— begin —

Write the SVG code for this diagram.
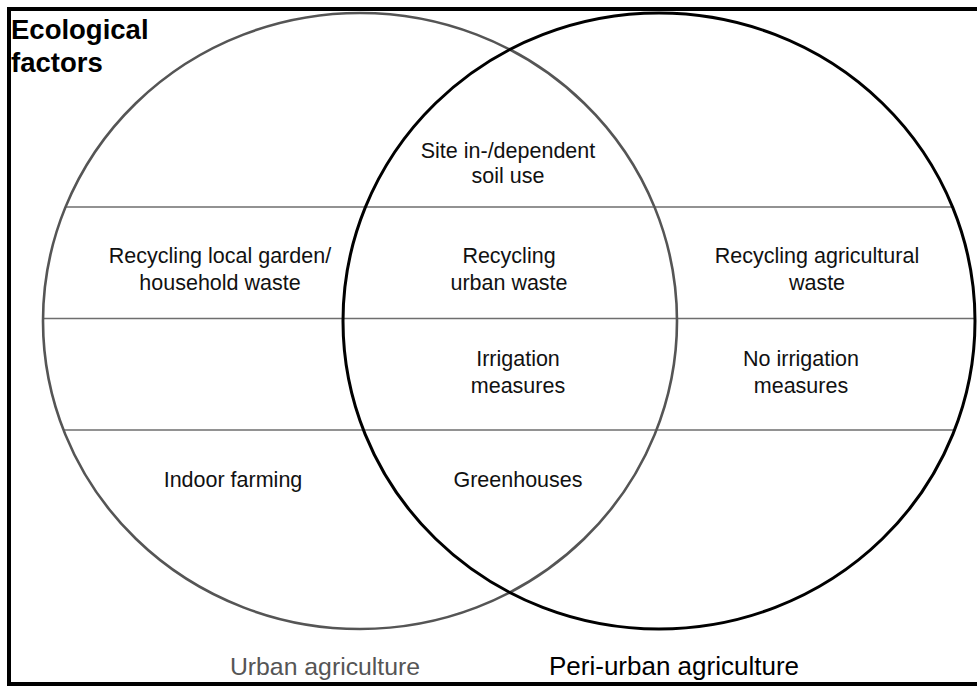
<svg xmlns="http://www.w3.org/2000/svg" width="977" height="686" viewBox="0 0 977 686">
  <style>
    .lbl { font-family: "Liberation Sans", Arial, sans-serif; font-size: 21.5px; fill: #111; text-anchor: middle; }
    .cap { font-family: "Liberation Sans", Arial, sans-serif; text-anchor: middle; }
    .row { stroke: #6e6e6e; stroke-width: 1.6; fill: none; }
  </style>
  <defs>
    <clipPath id="union">
      <ellipse cx="360" cy="321" rx="317" ry="308"/>
      <ellipse cx="659" cy="321" rx="316" ry="308"/>
    </clipPath>
  </defs>
  <rect width="977" height="686" fill="#fff"/>

  <!-- frame -->
  <g id="frame" stroke="#000" stroke-width="4" fill="none">
    <line x1="9" y1="9" x2="977" y2="9"/>
    <line x1="9" y1="7" x2="9" y2="686"/>
    <line x1="7" y1="684" x2="977" y2="684"/>
  </g>

  <!-- row dividers -->
  <g id="connectors" clip-path="url(#union)">
    <line class="row" x1="0" y1="207" x2="977" y2="207"/>
    <line class="row" x1="0" y1="318.5" x2="977" y2="318.5"/>
    <line class="row" x1="0" y1="430" x2="977" y2="430"/>
  </g>

  <g id="urban-circle">
    <ellipse cx="360" cy="321" rx="317" ry="308" fill="none" stroke="#555" stroke-width="2.6"/>
  </g>
  <g id="periurban-circle">
    <ellipse cx="659" cy="321" rx="316" ry="308" fill="none" stroke="#000" stroke-width="3"/>
  </g>

  <g id="title">
    <text x="11" y="39" font-family="Liberation Sans, Arial, sans-serif" font-size="27.5" font-weight="bold" fill="#000">Ecological</text>
    <text x="11" y="72" font-family="Liberation Sans, Arial, sans-serif" font-size="27.5" font-weight="bold" fill="#000">factors</text>
  </g>

  <g id="soil">
    <text class="lbl" x="508" y="158">Site in-/dependent</text>
    <text class="lbl" x="508" y="183">soil use</text>
  </g>
  <g id="waste-urban">
    <text class="lbl" x="220" y="263">Recycling local garden/</text>
    <text class="lbl" x="220" y="290">household waste</text>
  </g>
  <g id="waste-shared">
    <text class="lbl" x="509" y="263">Recycling</text>
    <text class="lbl" x="509" y="290">urban waste</text>
  </g>
  <g id="waste-periurban">
    <text class="lbl" x="817" y="263">Recycling agricultural</text>
    <text class="lbl" x="817" y="290">waste</text>
  </g>
  <g id="irrigation">
    <text class="lbl" x="518" y="366">Irrigation</text>
    <text class="lbl" x="518" y="393">measures</text>
  </g>
  <g id="no-irrigation">
    <text class="lbl" x="801" y="366">No irrigation</text>
    <text class="lbl" x="801" y="393">measures</text>
  </g>
  <g id="indoor">
    <text class="lbl" x="233" y="487">Indoor farming</text>
  </g>
  <g id="greenhouses">
    <text class="lbl" x="518" y="487">Greenhouses</text>
  </g>

  <g id="captions">
    <text class="cap" x="325" y="675" font-size="24.8" fill="#555">Urban agriculture</text>
    <text class="cap" x="674" y="675" font-size="26" fill="#000">Peri-urban agriculture</text>
  </g>
</svg>
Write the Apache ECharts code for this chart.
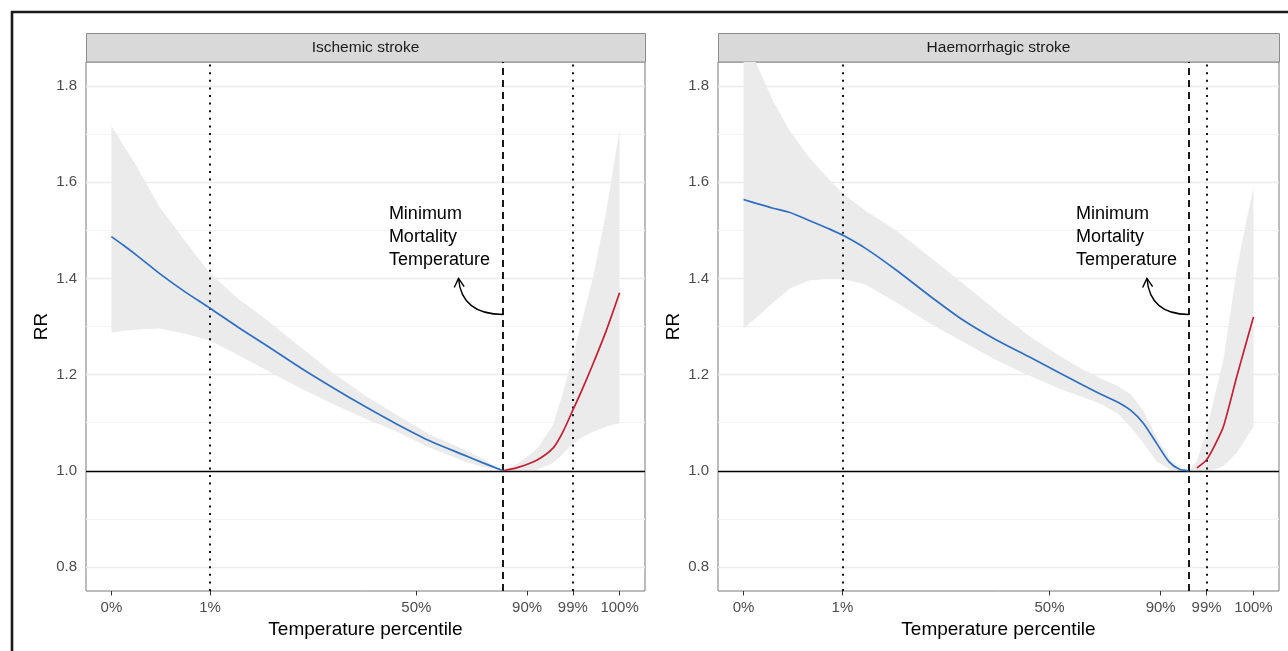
<!DOCTYPE html>
<html lang="en">
  <head>
    <meta charset="UTF-8" />
    <title>RR by temperature percentile</title>
    <style>
      * {
        margin: 0;
        padding: 0;
        box-sizing: border-box;
      }
      html,
      body {
        background: #fff;
      }
      #main {
        width: 1288px;
        height: 651px;
      }
    </style>
  </head>
  <body>
    <div id="main"></div>
    <script src="https://cdn.jsdelivr.net/npm/echarts@6/dist/echarts.min.js"></script>
    <script>
      const panelTitles = ["Ischemic stroke", "Haemorrhagic stroke"];
      // x is the temperature scale rescaled to 0..100 (min..max temperature)
      const tickPos = [0, 19.4, 60, 81.8, 90.8, 100];
      const tickLabels = ["0%", "1%", "50%", "90%", "99%", "100%"];
      const pctLines = [19.4, 90.8]; // 1st and 99th percentile
      const mmt = [77.1, 87.3]; // minimum mortality temperature
      const redFrom = [77.1, 88.9];
      const yTicks = [0.8, 1.0, 1.2, 1.4, 1.6, 1.8];
      const yMinor = [0.9, 1.1, 1.3, 1.5, 1.7];

      // Ischemic stroke
      const ischX = [0, 2.5, 5, 9.5, 14.5, 19.4, 25, 30, 37.5, 44, 50, 56, 62.7, 69.3, 73, 77.1, 80, 83.7, 86.9, 88.8, 90.8, 92.8, 94.8, 97.4, 100];
      const ischRR = [1.487, 1.468, 1.448, 1.41, 1.372, 1.338, 1.298, 1.264, 1.212, 1.17, 1.133, 1.098, 1.062, 1.033, 1.017, 1.0, 1.007, 1.022, 1.047, 1.08, 1.126, 1.173, 1.223, 1.292, 1.37];
      const ischLo = [1.287, 1.291, 1.294, 1.296, 1.285, 1.271, 1.24, 1.212, 1.17, 1.137, 1.108, 1.082, 1.048, 1.02, 1.008, 1.0, 1.0, 1.002, 1.016, 1.035, 1.057, 1.071, 1.081, 1.092, 1.099];
      const ischHi = [1.717, 1.675, 1.632, 1.548, 1.478, 1.41, 1.357, 1.318, 1.255, 1.2, 1.156, 1.117, 1.075, 1.045, 1.025, 1.0, 1.015, 1.045, 1.095, 1.16, 1.237, 1.32, 1.403, 1.541, 1.71];

      // Haemorrhagic stroke
      const haemX = [0, 2.5, 5.8, 9.1, 13, 17, 19.6, 24, 30, 36.6, 43.1, 49.6, 56, 62.1, 66.6, 70.5, 73.5, 76, 78.4, 81, 83.5, 85.5, 87.3, 88.9, 90.8, 92.5, 94.1, 96.7, 98.4, 100];
      const haemRR = [1.564, 1.556, 1.546, 1.537, 1.52, 1.502, 1.489, 1.462, 1.417, 1.363, 1.313, 1.272, 1.237, 1.203, 1.178, 1.157, 1.142, 1.125, 1.099, 1.057, 1.018, 1.003, 1.0, 1.006, 1.023, 1.055, 1.092, 1.195, 1.26, 1.32];
      const haemLo = [1.296, 1.318, 1.35, 1.379, 1.396, 1.4, 1.399, 1.387, 1.35, 1.306, 1.268, 1.23, 1.198, 1.17, 1.153, 1.137, 1.118, 1.09, 1.057, 1.02, 1.003, 1.0, 1.0, 1.0, 1.0, 1.003, 1.01, 1.037, 1.065, 1.092];
      const haemHi = [1.91, 1.847, 1.769, 1.706, 1.65, 1.603, 1.575, 1.54, 1.499, 1.444, 1.389, 1.333, 1.28, 1.238, 1.21, 1.19, 1.176, 1.158, 1.125, 1.07, 1.025, 1.003, 1.0, 1.02, 1.085, 1.16, 1.23, 1.417, 1.51, 1.589];

      // annotation anchors (data units)
      const annTextX = [54.6, 65.2];
      const annTextY = 1.486;
      const annTipX = [68.3, 79.1];
      const annTipY = 1.4;
      const annStartY = 1.325;

      const FONT = '"Liberation Sans", Arial, Helvetica, sans-serif';
      const panels = [
        { x: ischX, rr: ischRR, lo: ischLo, hi: ischHi },
        { x: haemX, rr: haemRR, lo: haemLo, hi: haemHi },
      ];
      const gridLeft = [86, 718];
      const gridW = [559, 561];
      const gridTop = 62;
      const gridH = 529;

      const chart = echarts.init(document.getElementById("main"));

      function tickLabel(v) {
        const i = tickPos.findIndex((t) => Math.abs(t - v) < 1e-6);
        return i < 0 ? "" : tickLabels[i];
      }

      const series = [];
      panels.forEach((p, i) => {
        // grid lines
        series.push({
          type: "line",
          xAxisIndex: i,
          yAxisIndex: i,
          data: [[p.x[0], p.rr[0]]],
          symbol: "none",
          lineStyle: { width: 0 },
          silent: true,
          z: 1,
          markLine: {
            z: 1,
            silent: true,
            symbol: ["none", "none"],
            label: { show: false },
            animation: false,
            data: yMinor
              .map((v) => ({ yAxis: v, lineStyle: { color: "#f2f2f2", width: 1, type: "solid" } }))
              .concat(yTicks.map((v) => ({ yAxis: v, lineStyle: { color: "#ebebeb", width: 1.3, type: "solid" } }))),
          },
        });
        // confidence band
        series.push({
          type: "custom",
          xAxisIndex: i,
          yAxisIndex: i,
          clip: true,
          silent: true,
          z: 2,
          data: [[p.x[0], p.rr[0]]],
          renderItem: (params, api) => {
            const pts = [];
            for (let k = 0; k < p.x.length; k++) pts.push(api.coord([p.x[k], p.hi[k]]));
            for (let k = p.x.length - 1; k >= 0; k--) pts.push(api.coord([p.x[k], p.lo[k]]));
            return { type: "polygon", shape: { points: pts }, style: { fill: "#ebebeb", stroke: null } };
          },
        });
        // reference lines
        series.push({
          type: "line",
          xAxisIndex: i,
          yAxisIndex: i,
          data: [[p.x[0], p.rr[0]]],
          symbol: "none",
          lineStyle: { width: 0 },
          silent: true,
          z: 3,
          markLine: {
            z: 3,
            silent: true,
            symbol: ["none", "none"],
            label: { show: false },
            animation: false,
            data: [
              { yAxis: 1, lineStyle: { color: "#000", width: 1.3, type: "solid" } },
              { xAxis: pctLines[0], lineStyle: { color: "#111", width: 2, type: [2, 5.6] } },
              { xAxis: pctLines[1], lineStyle: { color: "#111", width: 2, type: [2, 5.6] } },
              { xAxis: mmt[i], lineStyle: { color: "#000", width: 1.8, type: [7, 5] } },
            ],
          },
        });
        const blue = [];
        const red = [];
        p.x.forEach((x, k) => {
          if (x <= mmt[i]) blue.push([x, p.rr[k]]);
          if (x >= redFrom[i]) red.push([x, p.rr[k]]);
        });
        [
          [blue, "#2f6fbf"],
          [red, "#c21f32"],
        ].forEach(([d, c]) => {
          series.push({
            type: "line",
            xAxisIndex: i,
            yAxisIndex: i,
            data: d,
            symbol: "none",
            smooth: 0.25,
            lineStyle: { color: c, width: 1.7 },
            silent: true,
            z: 4,
          });
        });
        // "Minimum Mortality Temperature" label with curved arrow
        series.push({
          type: "custom",
          xAxisIndex: i,
          yAxisIndex: i,
          clip: false,
          silent: true,
          z: 5,
          data: [[annTextX[i], annTextY, annTipX[i], annTipY, mmt[i], annStartY]],
          renderItem: (params, api) => {
            const t = api.coord([api.value(0), api.value(1)]);
            const tip = api.coord([api.value(2), api.value(3)]);
            const st = api.coord([api.value(4), api.value(5)]);
            const cp = [tip[0] + 3, st[1]];
            const dx = tip[0] - cp[0];
            const dy = tip[1] - cp[1];
            const len = Math.hypot(dx, dy);
            const ux = dx / len;
            const uy = dy / len;
            const L = 10;
            const arm = (a) => [
              tip[0] - L * (ux * Math.cos(a) - uy * Math.sin(a)),
              tip[1] - L * (ux * Math.sin(a) + uy * Math.cos(a)),
            ];
            return {
              type: "group",
              children: [
                {
                  type: "text",
                  x: t[0],
                  y: t[1],
                  style: {
                    text: "Minimum\nMortality\nTemperature",
                    fill: "#000",
                    fontSize: 18,
                    fontFamily: FONT,
                    align: "left",
                    textAlign: "left",
                    verticalAlign: "middle",
                    textVerticalAlign: "middle",
                    lineHeight: 23,
                  },
                },
                {
                  type: "bezierCurve",
                  shape: { x1: st[0], y1: st[1], x2: tip[0], y2: tip[1], cpx1: cp[0], cpy1: cp[1] },
                  style: { stroke: "#000", lineWidth: 1.4, fill: "none" },
                },
                {
                  type: "polyline",
                  shape: { points: [arm(Math.PI / 6), tip, arm(-Math.PI / 6)] },
                  style: { stroke: "#000", lineWidth: 1.4, fill: "none" },
                },
              ],
            };
          },
        });
      });

      const graphic = [
        { type: "line", shape: { x1: 11, y1: 12, x2: 1288, y2: 12 }, style: { stroke: "#1a1a1a", lineWidth: 2.6 } },
        { type: "line", shape: { x1: 12, y1: 11, x2: 12, y2: 651 }, style: { stroke: "#1a1a1a", lineWidth: 2.6 } },
      ];
      panelTitles.forEach((title, i) => {
        graphic.push({
          type: "rect",
          shape: { x: gridLeft[i] + 0.5, y: 33.5, width: gridW[i], height: 28.5 },
          style: { fill: "#d9d9d9", stroke: "#8a8a8a", lineWidth: 1 },
        });
        graphic.push({
          type: "text",
          x: gridLeft[i] + gridW[i] / 2,
          y: 47.5,
          style: {
            text: title,
            fill: "#1a1a1a",
            fontSize: 15.5,
            fontFamily: FONT,
            align: "center",
            textAlign: "center",
            verticalAlign: "middle",
            textVerticalAlign: "middle",
          },
        });
      });

      const option = {
        animation: false,
        backgroundColor: "#fff",
        textStyle: { fontFamily: FONT },
        grid: panels.map((p, i) => ({
          left: gridLeft[i],
          top: gridTop,
          width: gridW[i],
          height: gridH,
          show: true,
          backgroundColor: "#fff",
          borderColor: "#7a7a7a",
          borderWidth: 1,
          containLabel: false,
          outerBoundsMode: "none",
        })),
        xAxis: panels.map((p, i) => ({
          type: "value",
          gridIndex: i,
          min: -5,
          max: 105,
          axisLine: { show: false },
          splitLine: { show: false },
          axisTick: { show: true, customValues: tickPos, length: 4.5, lineStyle: { color: "#333", width: 1 } },
          axisLabel: {
            customValues: tickPos,
            margin: 9,
            fontSize: 15,
            color: "#4d4d4d",
            fontFamily: FONT,
            formatter: tickLabel,
          },
          name: "Temperature percentile",
          nameLocation: "middle",
          nameGap: 27,
          nameTextStyle: { fontSize: 19, color: "#000", fontFamily: FONT },
        })),
        yAxis: panels.map((p, i) => ({
          type: "value",
          gridIndex: i,
          min: 0.75,
          max: 1.85,
          axisLine: { show: false },
          splitLine: { show: false },
          axisTick: { show: true, customValues: yTicks, length: 4.5, lineStyle: { color: "#333", width: 1 } },
          axisLabel: {
            customValues: yTicks,
            margin: 9,
            fontSize: 15,
            color: "#4d4d4d",
            fontFamily: FONT,
            formatter: (v) => v.toFixed(1),
          },
          name: "RR",
          nameLocation: "middle",
          nameGap: 35,
          nameRotate: 90,
          nameTextStyle: { fontSize: 19, color: "#000", fontFamily: FONT },
        })),
        graphic: graphic,
        series: series,
      };
      chart.setOption(option);
    </script>
  </body>
</html>
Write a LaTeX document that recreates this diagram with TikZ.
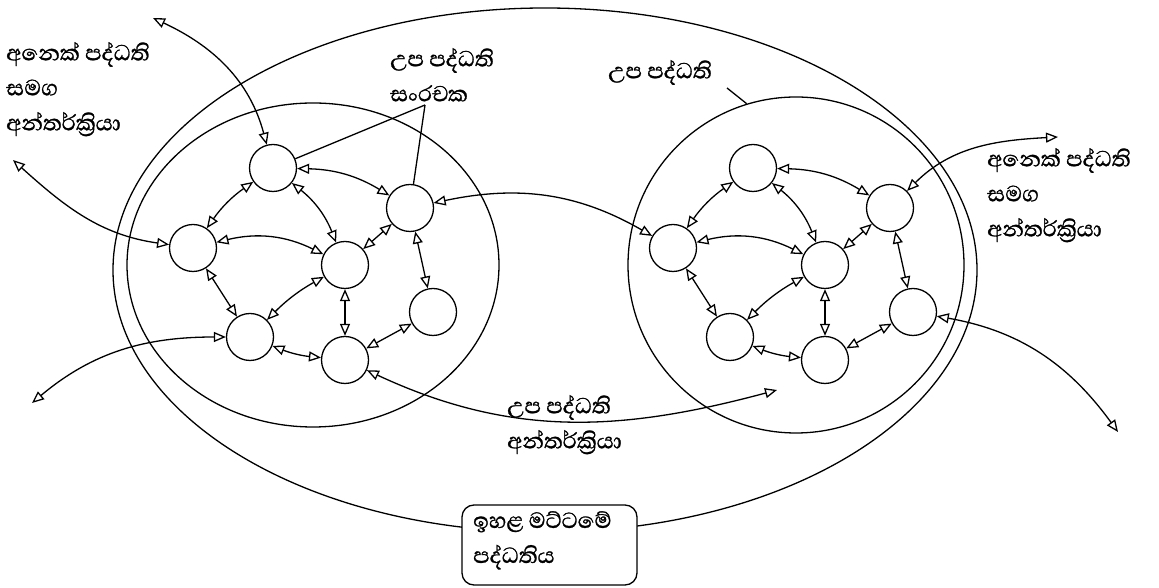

— end —

* **Instructions for the task**:
Give a single number: the count of lines above that include the word "Write".

* **Response**:
3